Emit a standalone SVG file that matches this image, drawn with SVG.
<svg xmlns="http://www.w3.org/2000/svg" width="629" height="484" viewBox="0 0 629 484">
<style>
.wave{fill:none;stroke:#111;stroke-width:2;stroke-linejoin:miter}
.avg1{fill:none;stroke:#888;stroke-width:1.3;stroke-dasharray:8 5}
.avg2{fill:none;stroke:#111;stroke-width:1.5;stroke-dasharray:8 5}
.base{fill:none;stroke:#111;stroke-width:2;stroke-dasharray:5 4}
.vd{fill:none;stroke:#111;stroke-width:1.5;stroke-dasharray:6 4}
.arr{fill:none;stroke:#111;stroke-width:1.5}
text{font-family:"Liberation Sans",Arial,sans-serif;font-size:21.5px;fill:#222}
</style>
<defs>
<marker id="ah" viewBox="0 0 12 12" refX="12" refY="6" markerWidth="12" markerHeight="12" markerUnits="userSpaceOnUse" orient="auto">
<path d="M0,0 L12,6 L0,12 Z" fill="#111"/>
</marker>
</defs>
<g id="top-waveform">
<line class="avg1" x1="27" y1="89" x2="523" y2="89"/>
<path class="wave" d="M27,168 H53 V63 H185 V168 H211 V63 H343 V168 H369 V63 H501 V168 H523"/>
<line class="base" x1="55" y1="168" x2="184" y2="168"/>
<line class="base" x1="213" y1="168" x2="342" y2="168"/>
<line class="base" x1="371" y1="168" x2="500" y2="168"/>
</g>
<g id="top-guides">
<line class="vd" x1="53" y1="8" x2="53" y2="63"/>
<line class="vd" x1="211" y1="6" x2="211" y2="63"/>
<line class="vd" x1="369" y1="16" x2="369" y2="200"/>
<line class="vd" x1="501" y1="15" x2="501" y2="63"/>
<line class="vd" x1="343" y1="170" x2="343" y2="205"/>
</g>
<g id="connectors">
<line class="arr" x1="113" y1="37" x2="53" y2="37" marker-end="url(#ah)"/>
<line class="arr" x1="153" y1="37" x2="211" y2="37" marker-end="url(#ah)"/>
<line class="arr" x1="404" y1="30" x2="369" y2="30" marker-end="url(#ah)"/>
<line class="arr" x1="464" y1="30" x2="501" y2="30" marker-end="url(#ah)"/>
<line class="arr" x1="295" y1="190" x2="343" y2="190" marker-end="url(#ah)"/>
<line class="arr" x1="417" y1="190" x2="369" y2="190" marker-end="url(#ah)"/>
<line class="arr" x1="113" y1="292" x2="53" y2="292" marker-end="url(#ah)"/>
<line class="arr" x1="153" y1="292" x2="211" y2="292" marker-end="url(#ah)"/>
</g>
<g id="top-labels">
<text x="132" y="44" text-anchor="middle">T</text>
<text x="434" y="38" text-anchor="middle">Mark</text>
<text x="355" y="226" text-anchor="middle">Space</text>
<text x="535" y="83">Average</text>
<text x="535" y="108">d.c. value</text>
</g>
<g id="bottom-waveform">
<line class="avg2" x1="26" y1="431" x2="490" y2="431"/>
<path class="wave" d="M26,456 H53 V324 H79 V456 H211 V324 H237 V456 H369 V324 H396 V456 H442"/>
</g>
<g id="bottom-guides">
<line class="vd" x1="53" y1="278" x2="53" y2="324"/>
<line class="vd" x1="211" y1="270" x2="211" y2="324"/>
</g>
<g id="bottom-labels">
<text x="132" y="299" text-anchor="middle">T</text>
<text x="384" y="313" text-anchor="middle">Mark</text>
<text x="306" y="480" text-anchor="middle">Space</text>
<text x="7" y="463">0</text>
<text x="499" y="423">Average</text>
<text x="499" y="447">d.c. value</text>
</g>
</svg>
----
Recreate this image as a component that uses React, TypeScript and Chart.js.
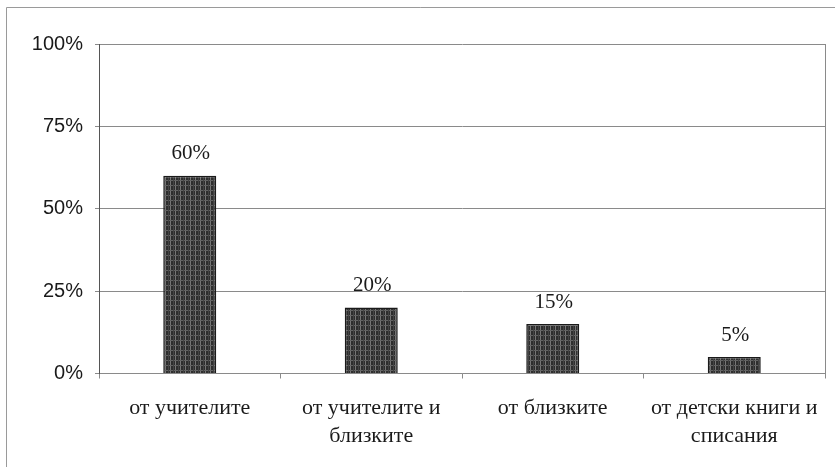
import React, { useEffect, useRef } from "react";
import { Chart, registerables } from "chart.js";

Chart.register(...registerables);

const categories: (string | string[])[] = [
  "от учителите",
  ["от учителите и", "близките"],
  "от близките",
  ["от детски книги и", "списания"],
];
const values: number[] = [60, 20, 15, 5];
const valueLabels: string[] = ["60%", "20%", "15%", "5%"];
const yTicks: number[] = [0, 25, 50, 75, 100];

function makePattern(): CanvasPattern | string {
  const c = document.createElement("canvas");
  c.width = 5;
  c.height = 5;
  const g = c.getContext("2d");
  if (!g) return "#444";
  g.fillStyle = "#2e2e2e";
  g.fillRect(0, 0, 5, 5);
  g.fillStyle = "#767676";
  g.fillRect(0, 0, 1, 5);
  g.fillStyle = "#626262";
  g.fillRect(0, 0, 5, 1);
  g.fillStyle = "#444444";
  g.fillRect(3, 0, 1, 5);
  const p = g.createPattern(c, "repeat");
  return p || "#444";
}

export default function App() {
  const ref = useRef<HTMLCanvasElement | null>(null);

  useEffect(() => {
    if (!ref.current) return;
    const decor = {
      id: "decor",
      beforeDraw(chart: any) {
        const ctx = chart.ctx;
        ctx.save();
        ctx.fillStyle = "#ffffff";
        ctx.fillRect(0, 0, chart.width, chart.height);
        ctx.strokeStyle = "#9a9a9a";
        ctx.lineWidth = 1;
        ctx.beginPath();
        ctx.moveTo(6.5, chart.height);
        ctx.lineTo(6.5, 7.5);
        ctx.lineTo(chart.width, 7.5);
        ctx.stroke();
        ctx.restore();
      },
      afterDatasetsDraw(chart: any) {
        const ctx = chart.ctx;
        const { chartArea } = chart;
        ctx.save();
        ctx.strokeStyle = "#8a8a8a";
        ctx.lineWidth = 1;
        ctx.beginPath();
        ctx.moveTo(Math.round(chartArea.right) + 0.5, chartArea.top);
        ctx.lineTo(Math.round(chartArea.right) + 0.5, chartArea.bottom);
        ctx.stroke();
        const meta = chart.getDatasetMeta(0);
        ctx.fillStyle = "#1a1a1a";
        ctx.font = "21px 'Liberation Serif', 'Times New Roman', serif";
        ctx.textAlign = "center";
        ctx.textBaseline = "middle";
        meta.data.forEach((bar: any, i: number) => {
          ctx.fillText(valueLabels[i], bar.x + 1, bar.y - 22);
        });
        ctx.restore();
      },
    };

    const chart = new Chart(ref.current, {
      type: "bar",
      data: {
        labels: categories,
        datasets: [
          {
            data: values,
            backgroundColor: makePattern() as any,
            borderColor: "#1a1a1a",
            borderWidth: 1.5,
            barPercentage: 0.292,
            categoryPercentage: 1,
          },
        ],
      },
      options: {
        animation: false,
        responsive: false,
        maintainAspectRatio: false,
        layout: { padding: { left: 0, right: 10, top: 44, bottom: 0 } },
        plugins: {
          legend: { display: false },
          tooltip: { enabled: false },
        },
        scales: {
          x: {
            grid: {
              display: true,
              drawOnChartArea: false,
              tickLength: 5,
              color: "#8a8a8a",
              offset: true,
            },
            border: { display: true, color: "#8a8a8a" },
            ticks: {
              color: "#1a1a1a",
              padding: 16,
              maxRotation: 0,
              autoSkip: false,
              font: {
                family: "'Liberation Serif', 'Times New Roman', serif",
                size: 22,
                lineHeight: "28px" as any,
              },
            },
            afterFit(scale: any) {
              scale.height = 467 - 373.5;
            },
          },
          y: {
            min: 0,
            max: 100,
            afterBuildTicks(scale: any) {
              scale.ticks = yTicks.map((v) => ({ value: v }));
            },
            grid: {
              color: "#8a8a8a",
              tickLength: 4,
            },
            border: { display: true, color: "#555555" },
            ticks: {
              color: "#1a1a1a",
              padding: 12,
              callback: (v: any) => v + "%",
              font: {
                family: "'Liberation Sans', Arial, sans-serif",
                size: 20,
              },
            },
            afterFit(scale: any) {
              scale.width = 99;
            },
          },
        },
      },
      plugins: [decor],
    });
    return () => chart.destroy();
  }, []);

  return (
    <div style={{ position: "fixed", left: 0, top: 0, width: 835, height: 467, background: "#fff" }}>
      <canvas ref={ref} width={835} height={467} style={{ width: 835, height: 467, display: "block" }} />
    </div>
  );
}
----
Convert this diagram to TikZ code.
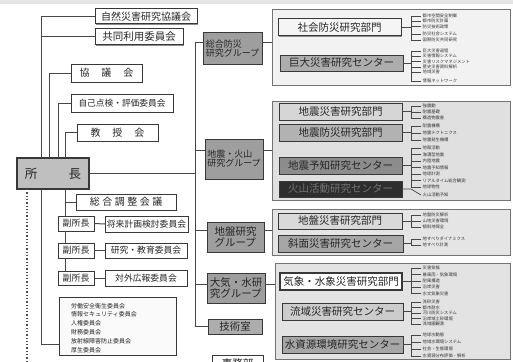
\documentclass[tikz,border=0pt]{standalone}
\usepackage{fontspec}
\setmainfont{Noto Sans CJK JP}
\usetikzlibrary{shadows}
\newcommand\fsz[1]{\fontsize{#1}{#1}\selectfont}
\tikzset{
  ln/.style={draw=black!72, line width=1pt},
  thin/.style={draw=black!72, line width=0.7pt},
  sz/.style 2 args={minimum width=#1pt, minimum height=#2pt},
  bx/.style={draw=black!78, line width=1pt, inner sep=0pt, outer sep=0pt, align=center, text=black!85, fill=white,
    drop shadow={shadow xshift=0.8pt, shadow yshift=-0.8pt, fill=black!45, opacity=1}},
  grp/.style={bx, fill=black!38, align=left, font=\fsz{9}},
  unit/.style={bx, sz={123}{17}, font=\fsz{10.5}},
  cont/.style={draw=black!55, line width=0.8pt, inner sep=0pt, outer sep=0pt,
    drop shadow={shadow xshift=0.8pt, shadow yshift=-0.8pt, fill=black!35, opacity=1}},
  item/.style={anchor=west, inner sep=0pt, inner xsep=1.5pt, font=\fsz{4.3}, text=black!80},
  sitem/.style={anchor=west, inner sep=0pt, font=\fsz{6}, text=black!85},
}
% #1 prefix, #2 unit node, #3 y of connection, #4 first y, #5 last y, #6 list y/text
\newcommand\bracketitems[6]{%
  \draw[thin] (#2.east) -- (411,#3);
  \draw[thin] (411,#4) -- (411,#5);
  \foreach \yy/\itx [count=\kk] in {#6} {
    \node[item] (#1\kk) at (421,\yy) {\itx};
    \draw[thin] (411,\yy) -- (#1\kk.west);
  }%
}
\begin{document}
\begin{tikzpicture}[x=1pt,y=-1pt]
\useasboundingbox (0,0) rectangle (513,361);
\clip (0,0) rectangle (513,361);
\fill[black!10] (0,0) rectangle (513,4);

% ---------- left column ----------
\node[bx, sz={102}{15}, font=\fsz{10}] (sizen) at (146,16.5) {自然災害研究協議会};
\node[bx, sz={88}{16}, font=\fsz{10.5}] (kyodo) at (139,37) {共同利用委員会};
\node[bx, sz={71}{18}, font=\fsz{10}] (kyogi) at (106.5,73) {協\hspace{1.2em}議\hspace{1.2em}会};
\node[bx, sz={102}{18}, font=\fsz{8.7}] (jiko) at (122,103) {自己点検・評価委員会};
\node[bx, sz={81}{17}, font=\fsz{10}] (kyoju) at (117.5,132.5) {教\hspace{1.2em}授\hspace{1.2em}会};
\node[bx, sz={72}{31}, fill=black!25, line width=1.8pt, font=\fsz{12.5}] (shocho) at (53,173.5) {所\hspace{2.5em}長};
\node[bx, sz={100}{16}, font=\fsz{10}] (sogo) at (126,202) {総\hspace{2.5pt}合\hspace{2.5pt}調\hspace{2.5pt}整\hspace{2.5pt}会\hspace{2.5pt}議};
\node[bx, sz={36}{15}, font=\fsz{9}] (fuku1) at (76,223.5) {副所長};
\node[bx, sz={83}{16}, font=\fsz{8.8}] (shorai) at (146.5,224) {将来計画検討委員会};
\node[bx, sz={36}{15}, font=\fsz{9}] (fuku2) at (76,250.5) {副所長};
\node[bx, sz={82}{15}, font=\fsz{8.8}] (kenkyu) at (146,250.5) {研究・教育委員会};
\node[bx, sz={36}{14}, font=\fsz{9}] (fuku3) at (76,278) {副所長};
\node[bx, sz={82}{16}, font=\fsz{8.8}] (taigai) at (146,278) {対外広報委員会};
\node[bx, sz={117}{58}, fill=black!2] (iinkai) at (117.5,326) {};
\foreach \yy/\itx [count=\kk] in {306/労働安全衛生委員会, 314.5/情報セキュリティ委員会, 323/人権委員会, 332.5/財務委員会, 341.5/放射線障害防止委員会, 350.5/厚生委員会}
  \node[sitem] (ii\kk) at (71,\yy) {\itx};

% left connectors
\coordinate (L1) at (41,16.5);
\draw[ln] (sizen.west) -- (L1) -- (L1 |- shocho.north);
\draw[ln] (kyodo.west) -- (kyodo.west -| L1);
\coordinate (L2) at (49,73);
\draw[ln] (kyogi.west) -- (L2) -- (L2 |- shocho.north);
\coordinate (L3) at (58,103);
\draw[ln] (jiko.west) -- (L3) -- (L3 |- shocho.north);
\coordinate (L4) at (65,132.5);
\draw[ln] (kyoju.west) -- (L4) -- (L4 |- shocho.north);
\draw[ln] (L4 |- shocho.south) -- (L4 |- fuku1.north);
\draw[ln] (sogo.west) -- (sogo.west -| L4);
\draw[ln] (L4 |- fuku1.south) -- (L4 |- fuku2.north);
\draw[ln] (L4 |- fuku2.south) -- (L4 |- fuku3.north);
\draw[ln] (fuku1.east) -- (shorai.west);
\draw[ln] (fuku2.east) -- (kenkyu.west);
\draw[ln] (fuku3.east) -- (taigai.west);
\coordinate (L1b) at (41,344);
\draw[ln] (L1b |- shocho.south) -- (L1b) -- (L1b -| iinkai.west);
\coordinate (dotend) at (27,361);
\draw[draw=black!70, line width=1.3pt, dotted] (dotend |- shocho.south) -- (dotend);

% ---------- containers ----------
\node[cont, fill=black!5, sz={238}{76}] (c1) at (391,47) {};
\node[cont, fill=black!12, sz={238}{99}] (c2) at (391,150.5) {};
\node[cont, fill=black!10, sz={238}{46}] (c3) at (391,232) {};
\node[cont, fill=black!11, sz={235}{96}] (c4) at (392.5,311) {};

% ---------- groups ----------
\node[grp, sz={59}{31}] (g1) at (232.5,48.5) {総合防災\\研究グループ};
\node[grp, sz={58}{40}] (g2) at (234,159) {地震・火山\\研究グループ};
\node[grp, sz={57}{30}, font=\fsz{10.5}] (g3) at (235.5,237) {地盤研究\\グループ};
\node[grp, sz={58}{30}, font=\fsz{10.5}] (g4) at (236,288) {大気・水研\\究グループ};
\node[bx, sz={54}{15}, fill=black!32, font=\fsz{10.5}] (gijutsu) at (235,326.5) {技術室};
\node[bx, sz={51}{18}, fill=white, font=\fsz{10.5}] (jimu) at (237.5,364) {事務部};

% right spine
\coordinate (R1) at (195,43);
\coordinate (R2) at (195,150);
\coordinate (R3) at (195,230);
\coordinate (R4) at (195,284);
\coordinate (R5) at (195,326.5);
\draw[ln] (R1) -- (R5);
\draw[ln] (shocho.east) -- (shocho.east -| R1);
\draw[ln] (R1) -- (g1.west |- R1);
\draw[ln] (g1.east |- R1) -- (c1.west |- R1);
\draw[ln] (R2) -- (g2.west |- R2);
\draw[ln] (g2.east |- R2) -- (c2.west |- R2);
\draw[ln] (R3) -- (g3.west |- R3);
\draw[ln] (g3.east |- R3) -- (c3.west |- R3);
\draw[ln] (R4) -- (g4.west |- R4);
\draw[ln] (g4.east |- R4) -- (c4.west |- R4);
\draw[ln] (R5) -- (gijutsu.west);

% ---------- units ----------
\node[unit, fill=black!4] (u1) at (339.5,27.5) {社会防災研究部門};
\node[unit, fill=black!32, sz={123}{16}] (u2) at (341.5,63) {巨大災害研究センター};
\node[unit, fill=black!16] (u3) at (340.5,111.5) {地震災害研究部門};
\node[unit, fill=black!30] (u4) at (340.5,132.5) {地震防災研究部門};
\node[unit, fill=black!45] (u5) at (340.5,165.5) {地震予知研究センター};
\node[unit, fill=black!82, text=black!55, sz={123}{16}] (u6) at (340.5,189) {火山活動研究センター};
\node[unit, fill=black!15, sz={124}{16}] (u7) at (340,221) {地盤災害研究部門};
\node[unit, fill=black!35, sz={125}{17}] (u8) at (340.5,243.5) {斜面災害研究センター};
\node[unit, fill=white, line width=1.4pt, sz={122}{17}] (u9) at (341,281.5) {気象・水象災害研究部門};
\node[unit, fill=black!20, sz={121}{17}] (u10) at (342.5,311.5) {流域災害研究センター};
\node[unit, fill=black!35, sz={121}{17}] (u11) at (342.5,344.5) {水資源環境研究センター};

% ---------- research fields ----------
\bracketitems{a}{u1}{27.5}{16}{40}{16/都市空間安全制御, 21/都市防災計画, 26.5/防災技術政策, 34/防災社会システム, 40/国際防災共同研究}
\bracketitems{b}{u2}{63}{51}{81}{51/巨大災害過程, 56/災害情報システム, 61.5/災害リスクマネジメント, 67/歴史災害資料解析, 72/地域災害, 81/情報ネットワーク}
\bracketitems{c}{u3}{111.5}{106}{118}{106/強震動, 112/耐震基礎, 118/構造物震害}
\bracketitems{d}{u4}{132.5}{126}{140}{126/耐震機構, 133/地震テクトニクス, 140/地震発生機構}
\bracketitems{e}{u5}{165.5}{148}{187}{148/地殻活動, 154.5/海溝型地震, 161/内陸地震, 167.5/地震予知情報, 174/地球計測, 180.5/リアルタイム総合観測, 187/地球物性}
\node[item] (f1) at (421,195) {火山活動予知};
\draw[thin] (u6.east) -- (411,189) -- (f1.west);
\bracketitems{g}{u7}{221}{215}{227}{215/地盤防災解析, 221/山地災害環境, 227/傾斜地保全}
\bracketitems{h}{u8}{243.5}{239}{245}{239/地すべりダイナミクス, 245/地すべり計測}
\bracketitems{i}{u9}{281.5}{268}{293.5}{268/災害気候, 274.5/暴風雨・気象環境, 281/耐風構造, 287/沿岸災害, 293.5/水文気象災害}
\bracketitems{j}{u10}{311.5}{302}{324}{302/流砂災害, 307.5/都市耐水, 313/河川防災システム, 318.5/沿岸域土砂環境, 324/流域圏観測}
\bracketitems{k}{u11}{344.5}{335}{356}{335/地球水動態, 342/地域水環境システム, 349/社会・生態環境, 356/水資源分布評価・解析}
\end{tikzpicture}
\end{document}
----
Using the entries above, transcribe every line from the line containing "Recreate this image" through the line containing "Chart.register(...registerables);". Do not copy pictures.

Recreate this image as a component that uses React, TypeScript and Chart.js.
import React, { useEffect, useRef } from "react";
import { Chart, registerables } from "chart.js";

Chart.register(...registerables);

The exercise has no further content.